• Exercise description:
Copy every line of the material below word for word.

• Data:
-------
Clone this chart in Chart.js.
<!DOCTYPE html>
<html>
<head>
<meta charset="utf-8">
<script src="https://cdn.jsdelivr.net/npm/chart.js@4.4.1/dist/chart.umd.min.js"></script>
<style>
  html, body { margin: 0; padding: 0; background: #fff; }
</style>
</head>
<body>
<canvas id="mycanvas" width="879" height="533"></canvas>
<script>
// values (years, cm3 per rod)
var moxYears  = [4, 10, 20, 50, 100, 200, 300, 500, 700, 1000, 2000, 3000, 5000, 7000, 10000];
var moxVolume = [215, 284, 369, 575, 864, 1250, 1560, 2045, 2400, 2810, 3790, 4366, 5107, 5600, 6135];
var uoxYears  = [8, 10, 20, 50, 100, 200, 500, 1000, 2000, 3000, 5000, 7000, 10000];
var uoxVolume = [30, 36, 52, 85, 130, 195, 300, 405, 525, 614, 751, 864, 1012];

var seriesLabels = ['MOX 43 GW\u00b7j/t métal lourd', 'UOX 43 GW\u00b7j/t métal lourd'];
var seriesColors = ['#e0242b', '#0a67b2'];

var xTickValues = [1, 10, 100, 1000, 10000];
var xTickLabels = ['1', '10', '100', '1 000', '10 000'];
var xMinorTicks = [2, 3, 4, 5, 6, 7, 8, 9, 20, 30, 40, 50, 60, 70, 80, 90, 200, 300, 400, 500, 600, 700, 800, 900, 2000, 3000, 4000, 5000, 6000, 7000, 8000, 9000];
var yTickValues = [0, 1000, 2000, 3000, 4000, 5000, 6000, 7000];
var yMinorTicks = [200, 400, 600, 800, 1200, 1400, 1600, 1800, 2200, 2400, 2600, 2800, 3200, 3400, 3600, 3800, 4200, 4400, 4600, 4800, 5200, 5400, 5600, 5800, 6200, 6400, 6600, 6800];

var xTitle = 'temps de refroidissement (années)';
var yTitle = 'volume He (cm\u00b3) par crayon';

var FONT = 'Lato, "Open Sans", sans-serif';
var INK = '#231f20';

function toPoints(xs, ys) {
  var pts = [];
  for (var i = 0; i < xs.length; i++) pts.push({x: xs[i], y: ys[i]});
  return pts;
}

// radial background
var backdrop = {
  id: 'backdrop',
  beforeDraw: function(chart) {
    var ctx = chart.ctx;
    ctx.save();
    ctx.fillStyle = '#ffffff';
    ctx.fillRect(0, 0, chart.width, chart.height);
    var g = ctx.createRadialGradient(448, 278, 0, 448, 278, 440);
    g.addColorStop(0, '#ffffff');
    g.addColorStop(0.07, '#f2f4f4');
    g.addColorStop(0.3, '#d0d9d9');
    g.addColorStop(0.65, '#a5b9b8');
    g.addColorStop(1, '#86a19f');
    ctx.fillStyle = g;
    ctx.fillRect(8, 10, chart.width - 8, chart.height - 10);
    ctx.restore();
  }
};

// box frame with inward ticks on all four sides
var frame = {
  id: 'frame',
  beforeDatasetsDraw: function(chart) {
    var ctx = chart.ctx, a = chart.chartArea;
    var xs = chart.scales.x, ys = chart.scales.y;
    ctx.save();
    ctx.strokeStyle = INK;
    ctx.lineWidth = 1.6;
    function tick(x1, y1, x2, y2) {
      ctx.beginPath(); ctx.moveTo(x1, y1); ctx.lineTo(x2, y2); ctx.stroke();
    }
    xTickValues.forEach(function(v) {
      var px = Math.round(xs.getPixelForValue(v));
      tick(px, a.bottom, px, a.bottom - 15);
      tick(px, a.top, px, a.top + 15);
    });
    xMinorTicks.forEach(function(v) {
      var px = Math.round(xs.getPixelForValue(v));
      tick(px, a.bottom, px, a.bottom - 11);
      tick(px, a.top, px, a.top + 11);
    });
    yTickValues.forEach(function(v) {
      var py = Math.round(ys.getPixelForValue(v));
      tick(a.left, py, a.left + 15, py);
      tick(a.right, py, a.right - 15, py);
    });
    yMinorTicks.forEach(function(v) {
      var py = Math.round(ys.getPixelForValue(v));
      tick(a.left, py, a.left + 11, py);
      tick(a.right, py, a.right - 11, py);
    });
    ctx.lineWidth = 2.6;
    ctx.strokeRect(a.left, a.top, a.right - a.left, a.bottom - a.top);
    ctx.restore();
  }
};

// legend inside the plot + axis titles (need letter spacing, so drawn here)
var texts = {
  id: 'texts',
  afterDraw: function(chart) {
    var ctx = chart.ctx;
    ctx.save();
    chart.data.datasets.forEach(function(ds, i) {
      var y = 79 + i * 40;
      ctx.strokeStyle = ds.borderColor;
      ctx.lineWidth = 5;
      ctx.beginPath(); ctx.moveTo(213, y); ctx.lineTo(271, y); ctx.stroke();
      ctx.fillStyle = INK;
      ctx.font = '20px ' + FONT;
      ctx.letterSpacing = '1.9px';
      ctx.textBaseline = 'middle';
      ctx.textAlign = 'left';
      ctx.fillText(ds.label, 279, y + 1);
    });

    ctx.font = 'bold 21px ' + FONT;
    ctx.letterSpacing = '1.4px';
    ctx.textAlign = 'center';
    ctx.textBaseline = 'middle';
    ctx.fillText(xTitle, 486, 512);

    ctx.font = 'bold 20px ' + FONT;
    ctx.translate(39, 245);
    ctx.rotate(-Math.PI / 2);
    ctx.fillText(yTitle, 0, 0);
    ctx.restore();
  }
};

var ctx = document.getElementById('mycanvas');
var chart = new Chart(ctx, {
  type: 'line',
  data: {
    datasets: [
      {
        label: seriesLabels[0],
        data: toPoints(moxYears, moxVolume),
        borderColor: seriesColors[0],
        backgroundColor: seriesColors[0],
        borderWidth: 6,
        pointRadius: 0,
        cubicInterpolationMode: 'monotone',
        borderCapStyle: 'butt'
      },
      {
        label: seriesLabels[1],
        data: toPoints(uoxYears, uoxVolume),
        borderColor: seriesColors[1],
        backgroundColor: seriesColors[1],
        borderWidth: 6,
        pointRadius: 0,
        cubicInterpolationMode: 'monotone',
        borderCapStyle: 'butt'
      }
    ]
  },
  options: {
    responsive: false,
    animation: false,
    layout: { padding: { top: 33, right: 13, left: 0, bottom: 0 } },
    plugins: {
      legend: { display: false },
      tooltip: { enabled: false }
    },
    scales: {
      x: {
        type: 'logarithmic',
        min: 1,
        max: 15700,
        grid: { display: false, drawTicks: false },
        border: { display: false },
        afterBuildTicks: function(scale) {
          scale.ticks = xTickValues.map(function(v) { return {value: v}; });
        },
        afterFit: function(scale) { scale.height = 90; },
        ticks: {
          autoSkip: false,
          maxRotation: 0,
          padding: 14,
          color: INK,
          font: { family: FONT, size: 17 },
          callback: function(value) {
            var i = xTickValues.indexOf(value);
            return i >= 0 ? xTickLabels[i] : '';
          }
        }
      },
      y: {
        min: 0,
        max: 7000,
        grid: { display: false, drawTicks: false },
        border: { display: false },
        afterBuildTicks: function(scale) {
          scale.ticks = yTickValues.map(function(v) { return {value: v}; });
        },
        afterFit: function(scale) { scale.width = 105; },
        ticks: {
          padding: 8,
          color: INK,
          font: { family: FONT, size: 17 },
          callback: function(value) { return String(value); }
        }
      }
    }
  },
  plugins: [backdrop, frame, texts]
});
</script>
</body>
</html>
-------
• Reply:
Clone this chart in Chart.js.
<!DOCTYPE html>
<html>
<head>
<meta charset="utf-8">
<script src="https://cdn.jsdelivr.net/npm/chart.js@4.4.1/dist/chart.umd.min.js"></script>
<style>
  html, body { margin: 0; padding: 0; background: #fff; }
</style>
</head>
<body>
<canvas id="mycanvas" width="879" height="533"></canvas>
<script>
// values (years, cm3 per rod)
var moxYears  = [4, 10, 20, 50, 100, 200, 300, 500, 700, 1000, 2000, 3000, 5000, 7000, 10000];
var moxVolume = [215, 284, 369, 575, 864, 1250, 1560, 2045, 2400, 2810, 3790, 4366, 5107, 5600, 6135];
var uoxYears  = [8, 10, 20, 50, 100, 200, 500, 1000, 2000, 3000, 5000, 7000, 10000];
var uoxVolume = [30, 36, 52, 85, 130, 195, 300, 405, 525, 614, 751, 864, 1012];

var seriesLabels = ['MOX 43 GW\u00b7j/t métal lourd', 'UOX 43 GW\u00b7j/t métal lourd'];
var seriesColors = ['#e0242b', '#0a67b2'];

var xTickValues = [1, 10, 100, 1000, 10000];
var xTickLabels = ['1', '10', '100', '1 000', '10 000'];
var xMinorTicks = [2, 3, 4, 5, 6, 7, 8, 9, 20, 30, 40, 50, 60, 70, 80, 90, 200, 300, 400, 500, 600, 700, 800, 900, 2000, 3000, 4000, 5000, 6000, 7000, 8000, 9000];
var yTickValues = [0, 1000, 2000, 3000, 4000, 5000, 6000, 7000];
var yMinorTicks = [200, 400, 600, 800, 1200, 1400, 1600, 1800, 2200, 2400, 2600, 2800, 3200, 3400, 3600, 3800, 4200, 4400, 4600, 4800, 5200, 5400, 5600, 5800, 6200, 6400, 6600, 6800];

var xTitle = 'temps de refroidissement (années)';
var yTitle = 'volume He (cm\u00b3) par crayon';

var FONT = 'Lato, "Open Sans", sans-serif';
var INK = '#231f20';

function toPoints(xs, ys) {
  var pts = [];
  for (var i = 0; i < xs.length; i++) pts.push({x: xs[i], y: ys[i]});
  return pts;
}

// radial background
var backdrop = {
  id: 'backdrop',
  beforeDraw: function(chart) {
    var ctx = chart.ctx;
    ctx.save();
    ctx.fillStyle = '#ffffff';
    ctx.fillRect(0, 0, chart.width, chart.height);
    var g = ctx.createRadialGradient(448, 278, 0, 448, 278, 440);
    g.addColorStop(0, '#ffffff');
    g.addColorStop(0.07, '#f2f4f4');
    g.addColorStop(0.3, '#d0d9d9');
    g.addColorStop(0.65, '#a5b9b8');
    g.addColorStop(1, '#86a19f');
    ctx.fillStyle = g;
    ctx.fillRect(8, 10, chart.width - 8, chart.height - 10);
    ctx.restore();
  }
};

// box frame with inward ticks on all four sides
var frame = {
  id: 'frame',
  beforeDatasetsDraw: function(chart) {
    var ctx = chart.ctx, a = chart.chartArea;
    var xs = chart.scales.x, ys = chart.scales.y;
    ctx.save();
    ctx.strokeStyle = INK;
    ctx.lineWidth = 1.6;
    function tick(x1, y1, x2, y2) {
      ctx.beginPath(); ctx.moveTo(x1, y1); ctx.lineTo(x2, y2); ctx.stroke();
    }
    xTickValues.forEach(function(v) {
      var px = Math.round(xs.getPixelForValue(v));
      tick(px, a.bottom, px, a.bottom - 15);
      tick(px, a.top, px, a.top + 15);
    });
    xMinorTicks.forEach(function(v) {
      var px = Math.round(xs.getPixelForValue(v));
      tick(px, a.bottom, px, a.bottom - 11);
      tick(px, a.top, px, a.top + 11);
    });
    yTickValues.forEach(function(v) {
      var py = Math.round(ys.getPixelForValue(v));
      tick(a.left, py, a.left + 15, py);
      tick(a.right, py, a.right - 15, py);
    });
    yMinorTicks.forEach(function(v) {
      var py = Math.round(ys.getPixelForValue(v));
      tick(a.left, py, a.left + 11, py);
      tick(a.right, py, a.right - 11, py);
    });
    ctx.lineWidth = 2.6;
    ctx.strokeRect(a.left, a.top, a.right - a.left, a.bottom - a.top);
    ctx.restore();
  }
};

// legend inside the plot + axis titles (need letter spacing, so drawn here)
var texts = {
  id: 'texts',
  afterDraw: function(chart) {
    var ctx = chart.ctx;
    ctx.save();
    chart.data.datasets.forEach(function(ds, i) {
      var y = 79 + i * 40;
      ctx.strokeStyle = ds.borderColor;
      ctx.lineWidth = 5;
      ctx.beginPath(); ctx.moveTo(213, y); ctx.lineTo(271, y); ctx.stroke();
      ctx.fillStyle = INK;
      ctx.font = '20px ' + FONT;
      ctx.letterSpacing = '1.9px';
      ctx.textBaseline = 'middle';
      ctx.textAlign = 'left';
      ctx.fillText(ds.label, 279, y + 1);
    });

    ctx.font = 'bold 21px ' + FONT;
    ctx.letterSpacing = '1.4px';
    ctx.textAlign = 'center';
    ctx.textBaseline = 'middle';
    ctx.fillText(xTitle, 486, 512);

    ctx.font = 'bold 20px ' + FONT;
    ctx.translate(39, 245);
    ctx.rotate(-Math.PI / 2);
    ctx.fillText(yTitle, 0, 0);
    ctx.restore();
  }
};

var ctx = document.getElementById('mycanvas');
var chart = new Chart(ctx, {
  type: 'line',
  data: {
    datasets: [
      {
        label: seriesLabels[0],
        data: toPoints(moxYears, moxVolume),
        borderColor: seriesColors[0],
        backgroundColor: seriesColors[0],
        borderWidth: 6,
        pointRadius: 0,
        cubicInterpolationMode: 'monotone',
        borderCapStyle: 'butt'
      },
      {
        label: seriesLabels[1],
        data: toPoints(uoxYears, uoxVolume),
        borderColor: seriesColors[1],
        backgroundColor: seriesColors[1],
        borderWidth: 6,
        pointRadius: 0,
        cubicInterpolationMode: 'monotone',
        borderCapStyle: 'butt'
      }
    ]
  },
  options: {
    responsive: false,
    animation: false,
    layout: { padding: { top: 33, right: 13, left: 0, bottom: 0 } },
    plugins: {
      legend: { display: false },
      tooltip: { enabled: false }
    },
    scales: {
      x: {
        type: 'logarithmic',
        min: 1,
        max: 15700,
        grid: { display: false, drawTicks: false },
        border: { display: false },
        afterBuildTicks: function(scale) {
          scale.ticks = xTickValues.map(function(v) { return {value: v}; });
        },
        afterFit: function(scale) { scale.height = 90; },
        ticks: {
          autoSkip: false,
          maxRotation: 0,
          padding: 14,
          color: INK,
          font: { family: FONT, size: 17 },
          callback: function(value) {
            var i = xTickValues.indexOf(value);
            return i >= 0 ? xTickLabels[i] : '';
          }
        }
      },
      y: {
        min: 0,
        max: 7000,
        grid: { display: false, drawTicks: false },
        border: { display: false },
        afterBuildTicks: function(scale) {
          scale.ticks = yTickValues.map(function(v) { return {value: v}; });
        },
        afterFit: function(scale) { scale.width = 105; },
        ticks: {
          padding: 8,
          color: INK,
          font: { family: FONT, size: 17 },
          callback: function(value) { return String(value); }
        }
      }
    }
  },
  plugins: [backdrop, frame, texts]
});
</script>
</body>
</html>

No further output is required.